Animal rights organizations say that chilled meat is much cheaper, arguing that the import and slaughter of live animals, and therefore the pricing too, is controlled by just two companies in Israel, Dabah and Tnuva, while importing chilled meat from overseas would allow for greater competition.

This year, the country is on target to import some 744,000 animals, according to Yaron Lapidot, founder of the organization Israel Against Live Shipments. This is up from 601,741 animals last year and 691,327 in 2019.

Numerous reports have exposed animal cruelty aboard the ships, which resemble massive multistory parking lots carrying from 1,000 to 20,000 cattle, or 100,000 sheep, or a combination.

MKs Tal and Lahav-Herzano drew attention to the environmental damage caused by the meat, and particularly beef, industry worldwide, noting that by generating methane and nitrous oxide, the industry contributes anywhere from 14% to 25% of all global warming gases, while ammonia from urine feeds acid rain.

Cattle ranching accounts for 70 to 80% of Amazon rainforest destruction and around 1,000 gallons of water are used to generate just one steak.

Tal said there was no reason why a carbon tax, due to be introduced in Israel for fossil fuels, should not be extended to meat as well. “Today there are alternatives (to meat) and we need to use the new economic tools to reduce meat consumption,” he said.

The new caucus also plans to tackle the conditions of pigs farmed in Israel.

According to the Agriculture Ministry, around 120,000 pigs are raised in Israel.

Illustrative: This July 10, 2009 photo shows a sow nursing her piglets in a farrowing crate in an Elite Pork Partnership hog confinement building in Carroll, Iowa. (AP Photo/Charlie Neibergall)

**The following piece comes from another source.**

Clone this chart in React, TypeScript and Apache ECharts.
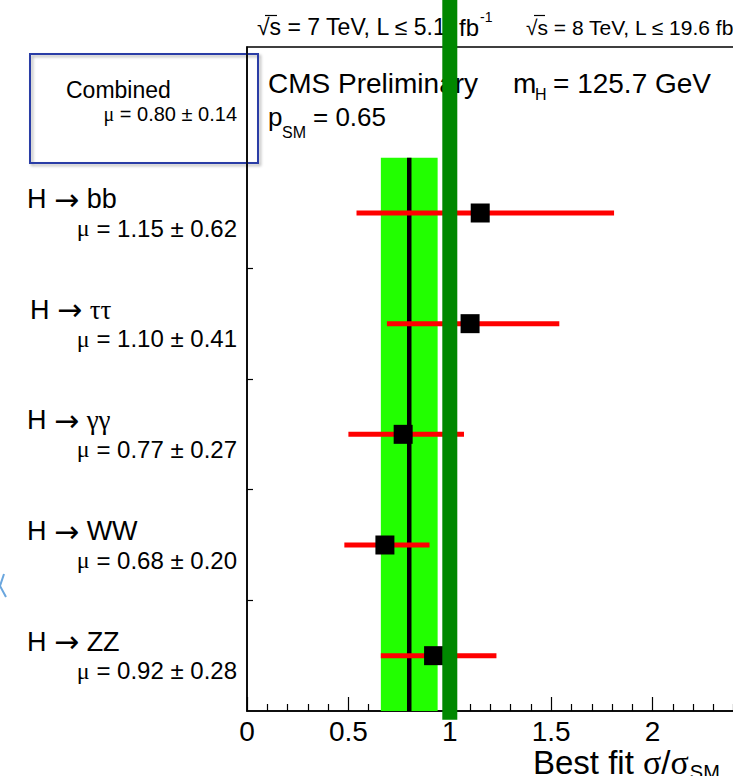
import React, { useEffect, useRef } from 'react';
import * as echarts from 'echarts';

// ---------- data ----------
const channelDecays = ['bb', 'ττ', 'γγ', 'WW', 'ZZ'];
const rowCenters = [4.5, 3.5, 2.5, 1.5, 0.5];
const muValues = [1.15, 1.1, 0.77, 0.68, 0.92];
const muErrors = [0.62, 0.41, 0.27, 0.2, 0.28];
const intervalLow = [0.54, 0.69, 0.5, 0.48, 0.66];
const intervalHigh = [1.81, 1.54, 1.07, 0.9, 1.23];
const combinedMu = 0.8;
const combinedErr = 0.14;
const smValue = 1;
const pSM = 0.65;
const mH = 125.7;
const xTickLabels = ['0', '0.5', '1', '1.5', '2', '2.5'];
const energyLabels = ['√s = 7 TeV, L ≤ 5.1', '√s = 8 TeV, L ≤ 19.6'];
const lumiUnit = 'fb';

const SANS = "'Liberation Sans', Arial, Helvetica, sans-serif";
const SERIF = "'Liberation Serif', 'Times New Roman', serif";
const ARROW = "'DejaVu Sans', sans-serif";

const isGreek = (s: string) => /[\u0370-\u03ff]/.test(s);
const fmt2 = (v: number) => v.toFixed(2);

const measure = (text: string, size: number, family = 'Liberation Sans') => {
  const ctx = document.createElement('canvas').getContext('2d');
  if (!ctx) return text.length * size * 0.5;
  ctx.font = `${size}px '${family}'`;
  return ctx.measureText(text).width;
};

export default function App() {
  const ref = useRef<HTMLDivElement>(null);

  useEffect(() => {
    if (!ref.current) return;
    const chart = echarts.init(ref.current, null, { renderer: 'svg' });
    const nRows = channelDecays.length;

    const option: any = {
      animation: false,
      grid: {
        left: 247,
        right: -21,
        top: 47,
        bottom: 65,
        show: true,
        borderColor: '#000',
        borderWidth: 1.5,
        backgroundColor: 'transparent',
        containLabel: false,
        outerBoundsMode: 'none',
      },
      xAxis: {
        type: 'value',
        min: 0,
        max: 2.5,
        interval: 0.5,
        axisLine: { show: true, lineStyle: { color: '#000', width: 1.5 } },
        axisTick: { show: true, inside: true, length: 14, lineStyle: { color: '#000', width: 1.2 } },
        minorTick: { show: true, splitNumber: 5, length: 7, lineStyle: { color: '#000', width: 1.2 } },
        splitLine: { show: false },
        minorSplitLine: { show: false },
        axisLabel: {
          show: true,
          fontSize: 28,
          lineHeight: 26,
          fontFamily: SANS,
          color: '#000',
          margin: 7,
          hideOverlap: false,
          formatter: (v: number) => {
            const i = Math.round(v / 0.5);
            return Math.abs(v - i * 0.5) < 1e-6 ? xTickLabels[i] ?? '' : '';
          },
        },
      },
      yAxis: {
        type: 'value',
        min: 0,
        max: 6,
        interval: 1,
        axisLine: { show: true, lineStyle: { color: '#000', width: 1.5 } },
        axisTick: {
          show: true,
          inside: true,
          length: 6,
          customValues: [1, 2, 3, 4],
          lineStyle: { color: '#000', width: 1.2 },
        },
        axisLabel: { show: false },
        splitLine: { show: false },
      },
      series: [
        {
          type: 'custom',
          name: 'combinedBand',
          z: 1,
          silent: true,
          encode: { x: [0, 1], y: [2, 3] },
          data: [[combinedMu - combinedErr, combinedMu + combinedErr, 0, nRows]],
          renderItem: (_p: any, api: any) => {
            const a = api.coord([api.value(0), api.value(2)]);
            const b = api.coord([api.value(1), api.value(3)]);
            return {
              type: 'rect',
              shape: { x: a[0], y: b[1], width: b[0] - a[0], height: a[1] - b[1] },
              style: { fill: '#22ff00' },
            };
          },
        },
        {
          type: 'line',
          name: 'combinedMu',
          z: 2,
          silent: true,
          symbol: 'none',
          data: [
            [combinedMu, 0],
            [combinedMu, nRows],
          ],
          lineStyle: { color: '#000', width: 4.5 },
        },
        {
          type: 'custom',
          name: 'intervals',
          z: 3,
          silent: true,
          encode: { x: [0, 1], y: 2 },
          data: rowCenters.map((y, i) => [intervalLow[i], intervalHigh[i], y]),
          renderItem: (_p: any, api: any) => {
            const a = api.coord([api.value(0), api.value(2)]);
            const b = api.coord([api.value(1), api.value(2)]);
            return {
              type: 'line',
              shape: { x1: a[0], y1: a[1], x2: b[0], y2: b[1] },
              style: { stroke: '#ff0000', lineWidth: 5 },
            };
          },
        },
        {
          type: 'scatter',
          name: 'bestFit',
          z: 4,
          silent: true,
          symbol: 'rect',
          symbolSize: 19,
          itemStyle: { color: '#000', opacity: 1 },
          data: rowCenters.map((y, i) => [muValues[i], y]),
        },
        {
          type: 'line',
          name: 'SM',
          z: 6,
          silent: true,
          clip: false,
          symbol: 'none',
          data: [
            [smValue, -0.08],
            [smValue, 6.45],
          ],
          lineStyle: { color: '#008800', width: 15 },
        },
      ],
    };
    chart.setOption(option);

    const py = (v: number) => chart.convertToPixel({ yAxisIndex: 0 } as any, v) as number;

    const txt = (x: number, y: number, text: string, fontSize: number, extra: any = {}) => ({
      type: 'text',
      x,
      y,
      z: 0,
      silent: true,
      style: {
        text,
        fontSize,
        fontFamily: SANS,
        fill: '#000',
        align: 'left',
        verticalAlign: 'middle',
        ...extra,
      },
    });

    const graphics: any[] = [];
    // energy / lumi header
    const overline = (x: number, w: number) => ({
      type: 'line',
      silent: true,
      shape: { x1: x + 8, y1: 15.5, x2: x + 8 + w, y2: 15.5 },
      style: { stroke: '#000', lineWidth: 1.2 },
    });
    // 7 TeV part
    graphics.push(txt(257, 27, energyLabels[0], 23));
    graphics.push(overline(257, 12));
    graphics.push(txt(459, 27, lumiUnit, 24));
    graphics.push(txt(459 + measure(lumiUnit, 24) + 1, 17, '-1', 14));
    // 8 TeV part
    const size2 = 21;
    const t2 = `${energyLabels[1]} ${lumiUnit}`;
    graphics.push(txt(526, 27, t2, size2));
    graphics.push(overline(526, 11));
    graphics.push(txt(526 + measure(t2, size2) + 1, 17, '-1', 13));

    // CMS header
    graphics.push(txt(268, 83, 'CMS Preliminary', 28));
    graphics.push(txt(513, 83, 'm', 28));
    graphics.push(txt(535, 94, 'H', 16));
    graphics.push(txt(553, 83, `= ${mH} GeV`, 28));
    graphics.push(txt(268, 117, 'p', 26));
    graphics.push(txt(282, 132, 'SM', 16));
    graphics.push(txt(313, 117, `= ${pSM}`, 26));

    // combined box
    graphics.push({
      type: 'rect',
      silent: true,
      shape: { x: 30, y: 54, width: 228, height: 109 },
      style: {
        fill: 'none',
        stroke: '#2a3ca6',
        lineWidth: 2,
        shadowBlur: 3,
        shadowColor: 'rgba(0,0,0,0.3)',
        shadowOffsetX: 2,
        shadowOffsetY: 2,
      },
    });
    graphics.push(txt(66, 90, 'Combined', 23));
    graphics.push(
      txt(237, 114, `{g|μ} = ${fmt2(combinedMu)} ± ${fmt2(combinedErr)}`, 20, {
        align: 'right',
        rich: { g: { fontFamily: SERIF, fontSize: 20 } },
      })
    );

    // channel labels
    channelDecays.forEach((d, i) => {
      const yc = py(rowCenters[i]);
      const decay = isGreek(d) ? `{g|${d}}` : d;
      graphics.push(
        txt(d === 'ττ' ? 30 : 27, yc - 14, `H {r|→} ${decay}`, 27, {
          rich: {
            g: { fontFamily: SERIF, fontSize: 27 },
            r: { fontFamily: ARROW, fontSize: 30 },
          },
        })
      );
      graphics.push(
        txt(237, yc + 15, `{g|μ} = ${fmt2(muValues[i])} ± ${fmt2(muErrors[i])}`, 24, {
          align: 'right',
          rich: { g: { fontFamily: SERIF, fontSize: 24 } },
        })
      );
    });

    // axis title
    graphics.push(
      txt(533, 762, 'Best fit {g|σ}/{g|σ}', 33, {
        lineHeight: 28,
        rich: { g: { fontFamily: SERIF, fontSize: 34, lineHeight: 28 } },
      })
    );
    graphics.push(
      txt(533 + measure('Best fit ', 33) + 2 * measure('σ', 34, 'Liberation Serif') + measure('/', 33) + 1, 772, 'SM', 20)
    );

    // small blue mark at the left border
    graphics.push({
      type: 'polyline',
      silent: true,
      shape: { points: [[4, 574], [0, 586], [6, 597]] },
      style: { stroke: '#6aa6de', lineWidth: 2, fill: 'none' },
    });

    chart.setOption({ graphic: graphics });

    return () => chart.dispose();
  }, []);

  return <div ref={ref} style={{ position: 'absolute', left: 0, top: 0, width: 733, height: 776 }} />;
}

Dr. Liat Morgan, an expert in pig welfare, told the event how she is testing ways to give pigs more space and allow them to indulge in natural behaviors in an attempt to reduce their stress and stop them fighting out of boredom — a behavior that has pushed farmers to remove pigs’ teeth.

Additional space would also allow for a stop to farrowing crates, in which sows kept in tiny spaces are literally locked in position to stop them rolling on their piglets, she said.